In OpenBSD this is solved by keeping track of allocated, but not yet open file descriptors with complex reference counting. Most operations will just pretend like the file descriptor isn't there (but it isn't allocatable either) and will just return EBADF
. But for dup2
we can't pretend it isn't there, because it is. The end result is that if two threads concurrently call open
and dup2
, open will actually perform a full open operation on the file, but since dup2
won the race for the file descriptor, the last thing open
does is to decrement the reference count on the file it just allocated and close it again. Meanwhile dup2
won the race and pretended to close the file descriptor that open
got (which it actually didn't do it was actually open
that did it). It doesn't really matter which behavior the kernel chooses since in both cases this is a race that will lead to unexpected behavior for either open
or dup2
. At best, Linux returning EBUSY is just shrinking the window for a race, but the race is still there, there's nothing preventing the dup2
call to happen just as open
is returning in the other thread and replace the file descriptor before the caller of open
has a chance to use it.
The error in your question will most likely happen when you hit this race. To avoid it do not dup2
to a file descriptor you don't know the state of unless you are sure that there is no one else that will be accessing the file descriptor table at the same time. And the only way to be sure is to be the only thread running (file descriptors are opened behind your back by libraries all the time) or knowing exactly what file descriptor you're overwriting. The reason dup2
over an unallocated file descriptor is allowed in the first place is that it's a common idiom to close fds 0, 1 and 2 and dup2 /dev/null into them.

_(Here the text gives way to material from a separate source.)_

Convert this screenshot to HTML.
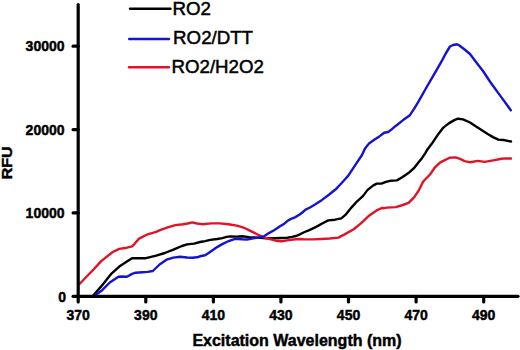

On the other hand, not closing file descriptors before dup2
will lose the error return from close
. I wouldn't worry about that though, since the errors from close
are stupid and shouldn't be there in the first place: Handling C Read Only File Close Errors For another example of unexpected behavior of threads and how file descriptors behave strangely because of what I've been talking about here see this question: Socket descriptor not getting released on doing 'close ()' for a multi-threaded UDP client
Here's some example code to trigger this:
#include <sys/types.h>
#include <sys/stat.h>
#include <fcntl.h>
#include <unistd.h>
#include <err.h>
#include <pthread.h>
static void *
do_bad_things(void *v)
{
int *ip = v;
int fd;
sleep(2); /* pretend this is proper synchronization. */
if ((fd = open("/dev/null", O_RDONLY)) == -1)
err(1, "open 2");
if (dup2(fd, *ip))
warn("dup2");
return NULL;
}
int
main(int argc, char **argv)
{
pthread_t t;
int fd;
/* This will be our next fd. */
if ((fd = open("/dev/null", O_RDONLY)) == -1)
err(1, "open");
close(fd);
if (mkfifo("xxx", 0644))
err(1, "mkfifo");
if (pthread_create(&t, NULL, do_bad_things, &fd))
err(1, "pthread_create");
if (open("xxx", O_RDONLY) == -1)
err(1, "open fifo");
return 0;
}
A FIFO is the standard method to cause open
to block for as long as you wish. As expected, this works silently on OpenBSD and on Linux dup2
returns EBUSY. On MacOS for some reason it kills the shell where I did "echo foo > xxx", while a normal program that just opens it for writing works fine, I have no idea why.
[1] An anecdote here. I've been involved in writing a fuse-like filesystem used for an AFS implementation. One bug we had was that we held a file object lock while calling into the userland. The locking protocol for directory entry lookups requires you to hold the directory lock, then look up the directory entry, lock the object under that directory entry and then release the directory lock. Since we held file object lock, some other process came in and tried to look up the file, which led to that process to sleep for the file lock while still holding the directory lock. Another process came in, tried to look up the directory, and ended up holding the lock of the parent directory. Long story short, we ended up with a chain of locks held until we reached the root directory. Meanwhile the filesystem daemon was still talking to the server over the network. For some reason the network operation failed and the filesystem daemon needed to log an error message. To do that it had to read some locale database. And to do that it needed to open a file using the full path. But since the root directory was locked by someone else, the daemon waited for that lock. And we had a deadlock chain 8 locks long. That's why the kernel often performs complex contortionist gymnastics to avoid holding locks during long operations, especially filesystem operations.